Why does this implementation of quicksort return from a void function?

Question

#include<iostream>
using namespace std;

template <class Item>

void quicksort(Item a[], int l, int r)
{
    if (r <= 1) return;

    int i = partition(a, l, r);
    quicksort(a, l,   i-1);
    quicksort(a, i+1, r);
}

This program is taken from Algorithms in C++ by Robert Sedgewick. I have a one confusion in this program. We are using a function which have void return type. and we are using return. What does return do in this program if it will not return any value?

Answer 1

The return "returns" from the function to the calling function if r is less than or equal to 1. It's basically telling you that it's pointless to continue if r is not 2 or greater.

See also If void() does not return a value, why do we use it?

Answer 2

If you do not specify any value after return, it means return void.

return; 

won't return anything, which matches the declared void return type of the quicksort function. It also means that it will return to the caller of the quicksort function in this case.

Answer 3

A return statement in a void function immediately exits the function. Here, the return statement is used so that if an array of size 0 or size 1 is to be sorted, then the function does nothing to it and does not continue to recurse. This function could also have been written using an if statement, as follows:

template <class Item> void quicksort(Item a[], int l, int r) {
    if (r > 2) {
        int i = partition(a, l, r);
        quicksort(a, l,   i-1);
        quicksort(a, i+1, r);
    }
}

This function has the same meaning as your original version of the function, but does not explicitly contain a return statement.

Hope this helps!

Answer 4

The return part is just an early termination command. It stops the function if r<=1 is true, and prevents the rest of the code from running. The point with this code is that you don't need to sort if you have one or zero elements.

Answer 5

In your example return is just used to get out of the function i.e. to return to where it was called.

Answer 6

You use return in order to not continue executing the rest of the function.

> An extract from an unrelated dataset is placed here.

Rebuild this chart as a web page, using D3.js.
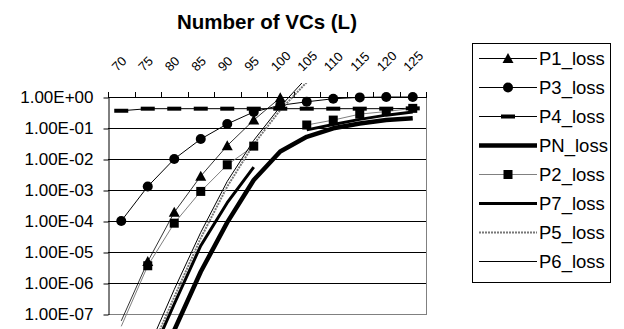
<!DOCTYPE html>
<html>
<head>
<meta charset="utf-8">
<script src="https://cdn.jsdelivr.net/npm/d3@7"></script>
<style>
body { margin: 0; background: #fff; }
</style>
</head>
<body>
<div id="container"></div>
<script>
let w = 624;
let h = 329;

// data
const categories = [70, 75, 80, 85, 90, 95, 100, 105, 110, 115, 120, 125];
const yTicks = [1, 1e-1, 1e-2, 1e-3, 1e-4, 1e-5, 1e-6, 1e-7];
const yTickLabels = ['1.00E+00', '1.00E-01', '1.00E-02', '1.00E-03', '1.00E-04', '1.00E-05', '1.00E-06', '1.00E-07'];

const p1 = [6e-8, 4.9e-6, 1.9e-4, 2.8e-3, 0.027, 0.18, 0.95, null, null, null, null, null];
const p3 = [1e-4, 1.3e-3, 1.0e-2, 0.044, 0.135, 0.33, 0.54, 0.70, 0.88, 0.97, 1.0, 1.0];
const p4 = [0.36, 0.42, 0.42, 0.42, 0.42, 0.42, 0.42, 0.42, 0.42, 0.42, 0.42, 0.43];
const pn = [null, 1e-10, 3e-8, 2.3e-6, 9e-5, 2.1e-3, 0.0175, 0.052, 0.098, 0.14, 0.18, 0.205];
const p2 = [4e-8, 3.6e-6, 8.5e-5, 9e-4, 6.5e-3, 0.026, null, 0.125, 0.18, 0.28, 0.34, 0.43];
const p7 = [null, 2.5e-9, 2.1e-7, 1.6e-5, 3.9e-4, 5.5e-3, null, 0.087, 0.13, 0.19, 0.26, 0.33];
const p5 = [null, 4e-9, 3.5e-7, 2.8e-5, 1.3e-3, 0.03, 0.38, 3, null, null, null, null];
const p6 = [null, 7e-9, 6.2e-7, 4.3e-5, 1.9e-3, 0.04, 0.49, 4.2, null, null, null, null];

const seriesNames = ['P1_loss', 'P3_loss', 'P4_loss', 'PN_loss', 'P2_loss', 'P7_loss', 'P5_loss', 'P6_loss'];
const seriesValues = [p1, p3, p4, pn, p2, p7, p5, p6];

// look of each series
const styles = {
    P1_loss: {stroke: '#000', width: 0.8, marker: 'triangle'},
    P3_loss: {stroke: '#000', width: 1, marker: 'circle'},
    P4_loss: {stroke: '#000', width: 1, marker: 'dash'},
    PN_loss: {stroke: '#000', width: 4.5, marker: null},
    P2_loss: {stroke: '#808080', width: 1, marker: 'square'},
    P7_loss: {stroke: '#000', width: 3, marker: null},
    P5_loss: {stroke: '#777', width: 2, dash: '2,1', marker: null},
    P6_loss: {stroke: '#000', width: 1, marker: null}
};

let font = "'Liberation Sans', Arial, sans-serif";
let plot = {left: 108, right: 426, top: 97, bottom: 314};

let viz = d3.select('#container').append('svg')
    .attr('width', w)
    .attr('height', h)
    .style('font-family', font)
;

let x = d3.scaleBand().domain(categories).range([plot.left, plot.right]);
let xc = d => x(d) + x.bandwidth() / 2;
let y = d3.scaleLog().domain([1e-7, 1]).range([plot.bottom, plot.top]);

// title
viz.append('text')
    .text('Number of VCs (L)')
    .attr('x', 267)
    .attr('y', 29)
    .attr('text-anchor', 'middle')
    .attr('font-weight', 'bold')
    .attr('font-size', '20.5px')

// gridlines
viz.append('g').selectAll('line').data(yTicks).join('line')
    .attr('x1', plot.left).attr('x2', plot.right)
    .attr('y1', d => Math.round(y(d)) + 0.5).attr('y2', d => Math.round(y(d)) + 0.5)
    .attr('stroke', d => d === 1e-7 ? '#808080' : '#000')
    .attr('stroke-width', 1)

// plot border right side
viz.append('line')
    .attr('x1', plot.right + 0.5).attr('x2', plot.right + 0.5)
    .attr('y1', plot.top).attr('y2', plot.bottom + 1)
    .attr('stroke', '#808080')

// y axis
let yAxis = viz.append('g')
    .attr('transform', `translate(${plot.left + 0.5},0.5)`)
    .call(d3.axisLeft(y).tickValues(yTicks)
        .tickFormat((d, i) => yTickLabels[i])
        .tickSize(5).tickSizeOuter(0).tickPadding(10));
yAxis.attr('font-family', font).attr('font-size', 17);
yAxis.selectAll('text').attr('fill', '#000');
yAxis.selectAll('line, path').attr('stroke', '#000');

// x axis on top, ticks at the category boundaries
let bounds = categories.map(c => x(c)).concat([x(categories[categories.length - 1]) + x.step()]);
viz.append('line')
    .attr('x1', plot.left).attr('x2', plot.right + 1)
    .attr('y1', plot.top + 0.5).attr('y2', plot.top + 0.5)
    .attr('stroke', '#000')
viz.append('g').selectAll('line').data(bounds).join('line')
    .attr('x1', d => Math.round(d) + 0.5).attr('x2', d => Math.round(d) + 0.5)
    .attr('y1', plot.top - 5).attr('y2', plot.top)
    .attr('stroke', '#000')
viz.append('g').selectAll('text').data(categories).join('text')
    .text(d => d)
    .attr('font-size', '13px')
    .attr('transform', d => `translate(${xc(d) - 4},${plot.top - 25}) rotate(-45)`)

// series
viz.append('clipPath').attr('id', 'clip')
    .append('rect').attr('x', plot.left).attr('y', 83)
    .attr('width', plot.right - plot.left).attr('height', h - 83);

let line = d3.line()
    .defined(d => d.v !== null)
    .x(d => xc(d.c))
    .y(d => y(d.v));

let series = seriesNames.map((n, i) => ({
    name: n,
    style: styles[n],
    points: categories.map((c, j) => ({c: c, v: seriesValues[i][j]}))
}));

let lines = viz.append('g').attr('clip-path', 'url(#clip)');
lines.selectAll('path').data(series).join('path')
    .attr('d', s => line(s.points))
    .attr('fill', 'none')
    .attr('stroke', s => s.style.stroke)
    .attr('stroke-width', s => s.style.width)
    .attr('stroke-dasharray', s => s.style.dash || null)
    .attr('stroke-linejoin', 'round')

function drawMarker(g, type) {
    if (type === 'triangle') {
        g.append('path').attr('d', 'M0,-5.5L5.5,4.5L-5.5,4.5Z').attr('fill', '#000');
    } else if (type === 'circle') {
        g.append('circle').attr('r', 5).attr('fill', '#000');
    } else if (type === 'square') {
        g.append('rect').attr('x', -4.5).attr('y', -4.5).attr('width', 9).attr('height', 9).attr('fill', '#000');
    } else if (type === 'dash') {
        g.append('rect').attr('x', -7).attr('y', -2).attr('width', 14).attr('height', 4).attr('fill', '#000');
    }
}

series.filter(s => s.style.marker).forEach(s => {
    let pts = s.points.filter(p => p.v !== null && p.v >= 1e-7 && p.v <= 1.05);
    viz.append('g').selectAll('g').data(pts).join('g')
        .attr('transform', p => `translate(${xc(p.c)},${y(p.v)})`)
        .each(function () { drawMarker(d3.select(this), s.style.marker); });
});

// legend
let legend = viz.append('g').attr('transform', 'translate(472,43)');
legend.append('rect')
    .attr('x', 0.5).attr('y', 0.5)
    .attr('width', 138).attr('height', 239)
    .attr('fill', '#fff').attr('stroke', '#000')

let items = legend.selectAll('g.item').data(series).join('g')
    .attr('class', 'item')
    .attr('transform', (s, i) => `translate(0,${15.5 + i * 29})`);
items.append('line')
    .attr('x1', 7).attr('x2', 65).attr('y1', 0).attr('y2', 0)
    .attr('stroke', s => s.style.stroke)
    .attr('stroke-width', s => s.style.width === 0.8 ? 1 : s.style.width)
    .attr('stroke-dasharray', s => s.style.dash || null)
items.each(function (s) { drawMarker(d3.select(this).append('g').attr('transform', 'translate(36,0)'), s.style.marker); });
items.append('text')
    .text(s => s.name)
    .attr('x', 67)
    .attr('y', 0)
    .attr('dy', '0.36em')
    .attr('font-size', '18.5px')
</script>
</body>
</html>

As its name tells.. it returns from the function.

Code after it has returned doesn't run.

(Read the other 100 answers and you'll never forget this).

Answer 7

It's not actually returning a value. all that return statement does is terminate the function

you don't want to

int i=partition(a,l,r);
qucksort(a,l,i-1);
qucksort(a,i+1,r);

if

if(r<=1)

---

on a related note, I personally think it's better form to

if(r>1)
{
    int i=partition(a,l,r);
    qucksort(a,l,i-1);
    qucksort(a,i+1,r);
}

Answer 8

It's just used to end the function at that point, if the condition is met.

Answer 9

A return statement in a function that has a void return type simply exits from the function and returns to its caller. The flow of control then continues from the next instruction or expression evaluation.

Also notice, that flowing off the end of a void-returning function is equivalent to a return statement such as:

return;

Answer 10

See this answer: Can I return in void function?

In this specific case, my guess is that the author intended this to stop further execution of the function.

Answer 11

That version of quicksort will sort the input array in-place (as opposed to returning a sorted array). The line if (r <= 1) return; will return from the function early if the array has one or fewer elements, skipping the rest of the statements in the function.

So, it doesn't return any value, it just returns control to where it was called from without doing anything to the input.